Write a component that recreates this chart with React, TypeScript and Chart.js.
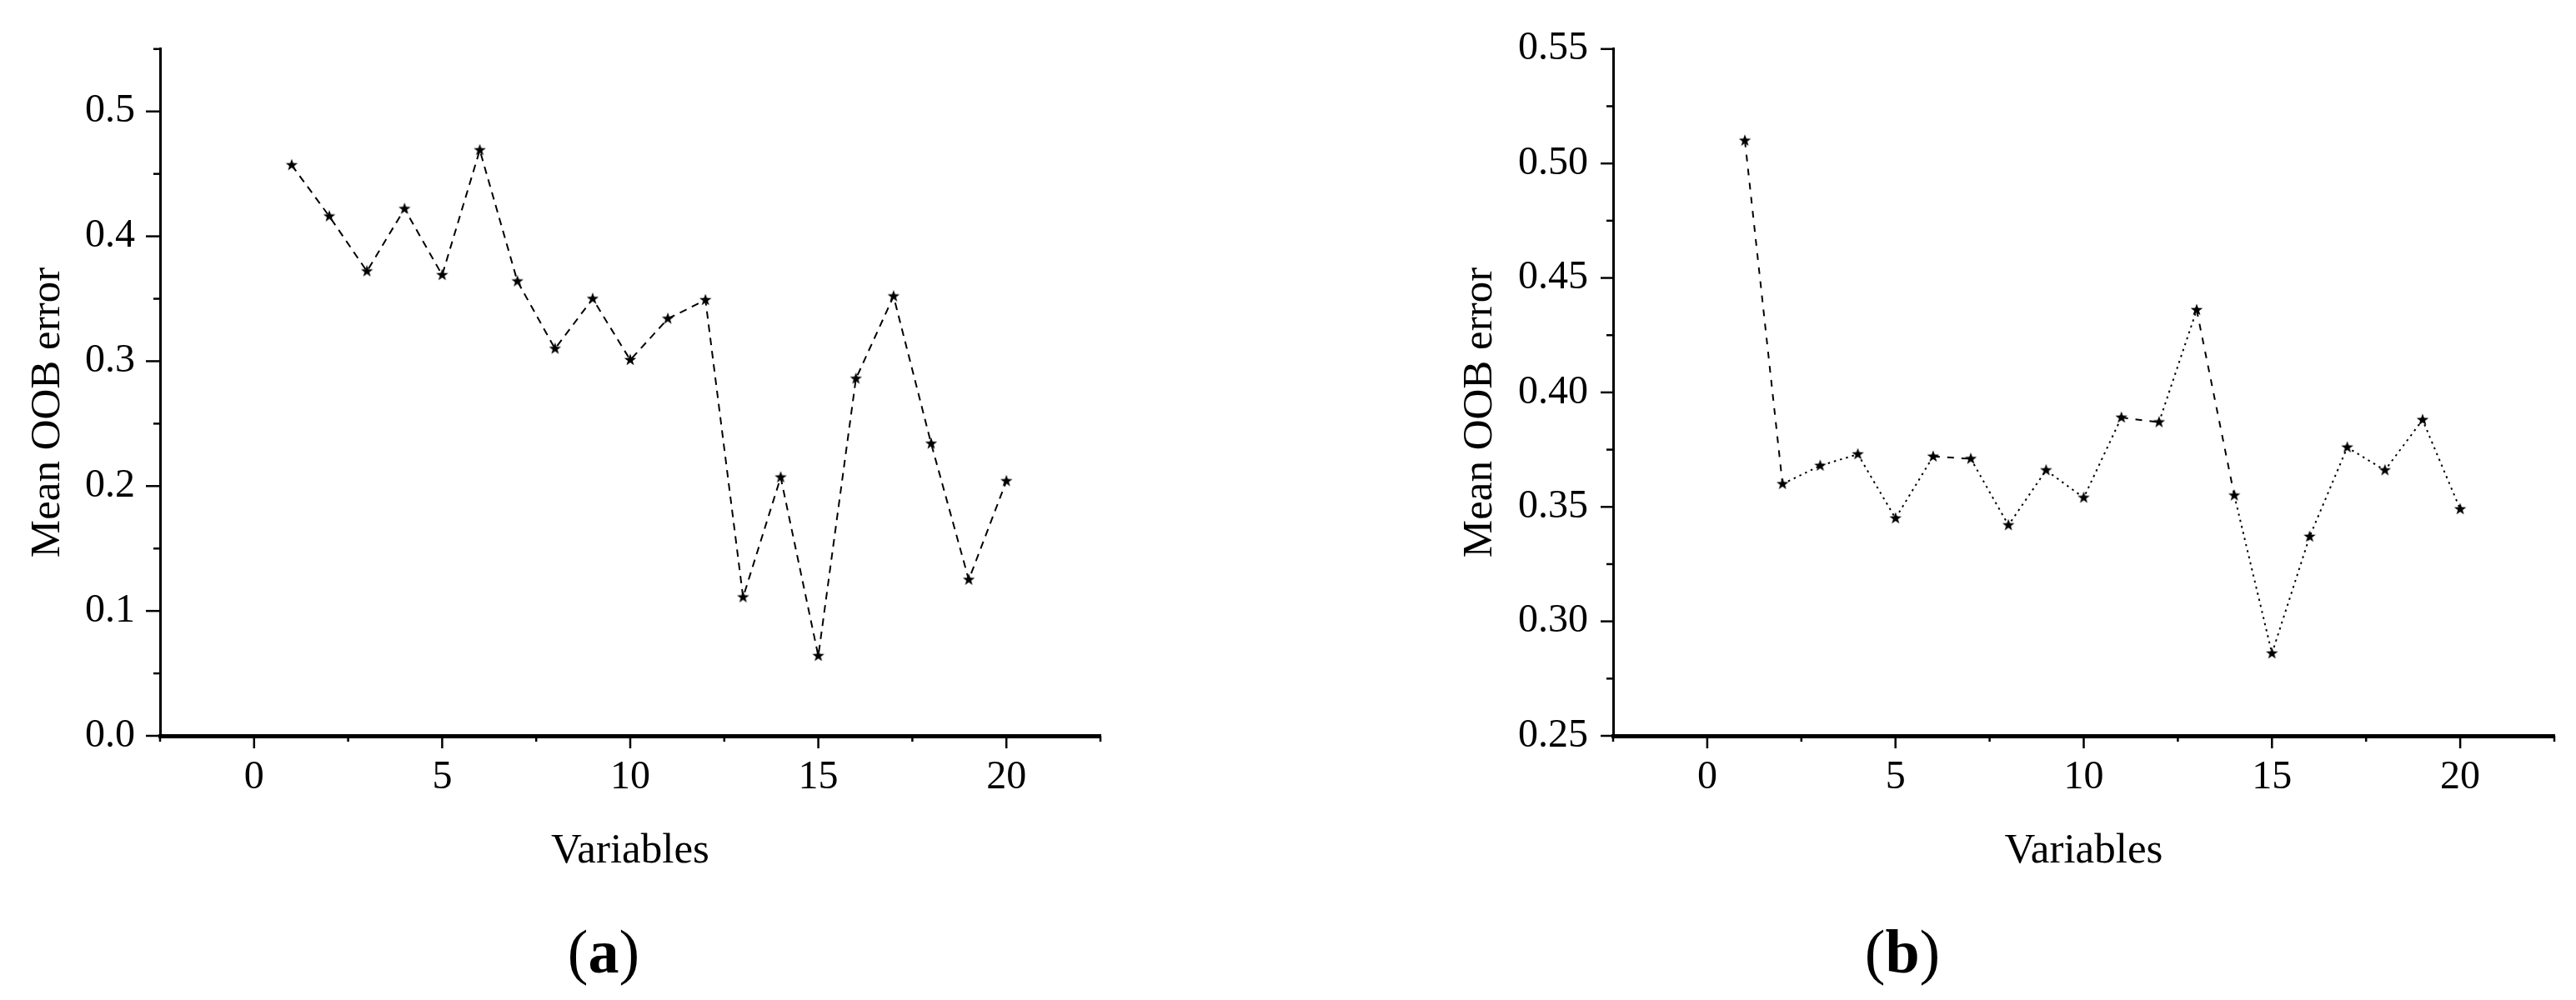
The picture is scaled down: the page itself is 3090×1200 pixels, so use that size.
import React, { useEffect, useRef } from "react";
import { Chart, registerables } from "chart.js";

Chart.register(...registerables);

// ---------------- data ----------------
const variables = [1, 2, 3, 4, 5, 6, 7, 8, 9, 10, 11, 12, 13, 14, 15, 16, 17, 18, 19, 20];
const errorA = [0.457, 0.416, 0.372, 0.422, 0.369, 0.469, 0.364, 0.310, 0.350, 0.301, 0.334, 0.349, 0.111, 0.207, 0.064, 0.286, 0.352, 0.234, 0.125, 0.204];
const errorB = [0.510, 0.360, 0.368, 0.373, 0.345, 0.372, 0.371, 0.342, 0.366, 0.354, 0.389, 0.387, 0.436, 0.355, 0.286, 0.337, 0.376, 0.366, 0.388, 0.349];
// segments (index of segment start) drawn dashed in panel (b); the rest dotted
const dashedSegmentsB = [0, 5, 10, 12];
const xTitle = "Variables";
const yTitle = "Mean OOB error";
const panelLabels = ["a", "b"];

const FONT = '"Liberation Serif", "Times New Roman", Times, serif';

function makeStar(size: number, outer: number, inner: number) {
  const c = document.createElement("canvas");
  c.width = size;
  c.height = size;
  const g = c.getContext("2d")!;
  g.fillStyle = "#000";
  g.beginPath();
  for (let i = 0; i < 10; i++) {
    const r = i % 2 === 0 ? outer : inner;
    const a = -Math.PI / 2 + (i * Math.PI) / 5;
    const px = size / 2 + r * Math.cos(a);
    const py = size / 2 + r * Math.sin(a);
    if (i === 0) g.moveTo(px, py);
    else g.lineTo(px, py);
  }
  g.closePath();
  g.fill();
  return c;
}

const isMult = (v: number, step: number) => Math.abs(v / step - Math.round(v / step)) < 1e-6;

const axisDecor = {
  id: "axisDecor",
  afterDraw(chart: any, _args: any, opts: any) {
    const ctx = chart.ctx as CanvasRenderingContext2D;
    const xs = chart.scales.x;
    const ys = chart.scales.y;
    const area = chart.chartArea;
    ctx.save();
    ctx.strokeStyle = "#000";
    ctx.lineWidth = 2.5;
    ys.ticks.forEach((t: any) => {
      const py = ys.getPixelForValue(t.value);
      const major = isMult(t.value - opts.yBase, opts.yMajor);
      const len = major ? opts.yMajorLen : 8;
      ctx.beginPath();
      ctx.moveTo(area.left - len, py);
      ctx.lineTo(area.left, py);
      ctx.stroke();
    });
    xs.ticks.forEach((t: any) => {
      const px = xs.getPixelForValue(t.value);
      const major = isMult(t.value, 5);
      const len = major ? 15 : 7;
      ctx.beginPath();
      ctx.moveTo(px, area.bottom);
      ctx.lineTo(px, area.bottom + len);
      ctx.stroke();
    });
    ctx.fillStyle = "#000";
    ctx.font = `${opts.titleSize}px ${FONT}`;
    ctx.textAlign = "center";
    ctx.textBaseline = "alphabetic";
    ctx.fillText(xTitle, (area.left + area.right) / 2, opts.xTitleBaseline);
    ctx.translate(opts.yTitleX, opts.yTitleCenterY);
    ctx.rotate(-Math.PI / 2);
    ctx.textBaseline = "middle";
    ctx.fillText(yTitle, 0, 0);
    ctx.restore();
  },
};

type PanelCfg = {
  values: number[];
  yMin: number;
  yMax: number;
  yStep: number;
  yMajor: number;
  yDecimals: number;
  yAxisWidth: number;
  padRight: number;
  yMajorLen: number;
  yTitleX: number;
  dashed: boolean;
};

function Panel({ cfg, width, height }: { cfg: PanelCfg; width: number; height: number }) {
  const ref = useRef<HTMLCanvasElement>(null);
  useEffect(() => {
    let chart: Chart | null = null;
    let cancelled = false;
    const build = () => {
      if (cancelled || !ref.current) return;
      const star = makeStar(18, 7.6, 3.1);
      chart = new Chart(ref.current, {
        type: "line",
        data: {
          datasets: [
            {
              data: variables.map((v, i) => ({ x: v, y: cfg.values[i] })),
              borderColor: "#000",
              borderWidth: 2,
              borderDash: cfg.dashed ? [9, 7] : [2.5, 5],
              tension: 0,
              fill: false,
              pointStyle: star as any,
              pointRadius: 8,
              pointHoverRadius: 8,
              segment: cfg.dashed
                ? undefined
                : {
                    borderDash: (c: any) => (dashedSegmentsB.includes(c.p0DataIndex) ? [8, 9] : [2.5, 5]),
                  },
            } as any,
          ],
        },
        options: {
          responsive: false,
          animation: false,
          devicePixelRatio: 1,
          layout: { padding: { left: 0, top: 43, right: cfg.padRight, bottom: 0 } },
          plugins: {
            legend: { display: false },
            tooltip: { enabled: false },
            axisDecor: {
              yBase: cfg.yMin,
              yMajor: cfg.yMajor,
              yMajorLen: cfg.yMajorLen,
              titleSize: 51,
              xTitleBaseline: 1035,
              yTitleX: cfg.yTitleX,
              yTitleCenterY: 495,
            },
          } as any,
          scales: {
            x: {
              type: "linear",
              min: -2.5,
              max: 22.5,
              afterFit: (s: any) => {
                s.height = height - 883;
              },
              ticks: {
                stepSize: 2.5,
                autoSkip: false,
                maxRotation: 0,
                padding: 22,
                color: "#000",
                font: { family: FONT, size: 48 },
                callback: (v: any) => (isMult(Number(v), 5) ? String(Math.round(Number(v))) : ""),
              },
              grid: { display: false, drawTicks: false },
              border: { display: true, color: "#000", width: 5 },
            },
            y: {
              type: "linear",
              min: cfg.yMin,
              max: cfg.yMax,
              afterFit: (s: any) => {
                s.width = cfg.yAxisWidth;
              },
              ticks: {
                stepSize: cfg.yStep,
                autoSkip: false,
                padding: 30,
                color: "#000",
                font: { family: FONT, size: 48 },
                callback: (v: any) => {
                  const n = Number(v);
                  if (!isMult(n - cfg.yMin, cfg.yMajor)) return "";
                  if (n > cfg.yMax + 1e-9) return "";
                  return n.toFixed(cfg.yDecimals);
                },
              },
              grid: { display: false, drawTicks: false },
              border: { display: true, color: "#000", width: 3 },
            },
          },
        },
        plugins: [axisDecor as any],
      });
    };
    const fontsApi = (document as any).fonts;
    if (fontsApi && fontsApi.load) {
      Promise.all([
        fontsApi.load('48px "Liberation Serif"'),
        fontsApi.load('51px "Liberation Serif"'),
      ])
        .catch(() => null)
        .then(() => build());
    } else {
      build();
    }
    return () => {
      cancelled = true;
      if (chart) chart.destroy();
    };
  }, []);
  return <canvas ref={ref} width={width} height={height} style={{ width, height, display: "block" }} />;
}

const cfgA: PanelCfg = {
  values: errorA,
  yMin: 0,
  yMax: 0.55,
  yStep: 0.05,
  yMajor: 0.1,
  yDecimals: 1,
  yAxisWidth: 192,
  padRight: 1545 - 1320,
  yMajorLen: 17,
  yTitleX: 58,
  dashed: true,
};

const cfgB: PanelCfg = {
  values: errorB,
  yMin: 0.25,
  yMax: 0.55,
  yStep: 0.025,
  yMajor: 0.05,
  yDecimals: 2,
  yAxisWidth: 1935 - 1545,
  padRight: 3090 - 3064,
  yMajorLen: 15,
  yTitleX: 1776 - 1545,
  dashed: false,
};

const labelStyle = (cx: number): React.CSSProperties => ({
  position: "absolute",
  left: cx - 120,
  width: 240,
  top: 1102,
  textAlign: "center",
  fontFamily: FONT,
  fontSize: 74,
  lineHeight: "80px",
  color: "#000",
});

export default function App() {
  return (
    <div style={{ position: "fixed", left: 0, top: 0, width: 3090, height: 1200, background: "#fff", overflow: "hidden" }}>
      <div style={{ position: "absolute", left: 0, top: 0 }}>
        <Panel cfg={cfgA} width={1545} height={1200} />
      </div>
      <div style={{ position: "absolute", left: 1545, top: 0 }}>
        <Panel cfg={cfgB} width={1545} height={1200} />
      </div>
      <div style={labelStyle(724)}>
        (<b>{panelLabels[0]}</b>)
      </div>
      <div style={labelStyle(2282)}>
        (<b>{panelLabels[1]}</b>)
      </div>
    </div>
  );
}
++++++
EXERCISE DETAILS —
Reproduce exactly the lines from the line with "The picture is" through the line with "Chart.register(...registerables);", both end lines included, and only those lines.

THE RESULT —
The picture is scaled down: the page itself is 3090×1200 pixels, so use that size.
import React, { useEffect, useRef } from "react";
import { Chart, registerables } from "chart.js";

Chart.register(...registerables);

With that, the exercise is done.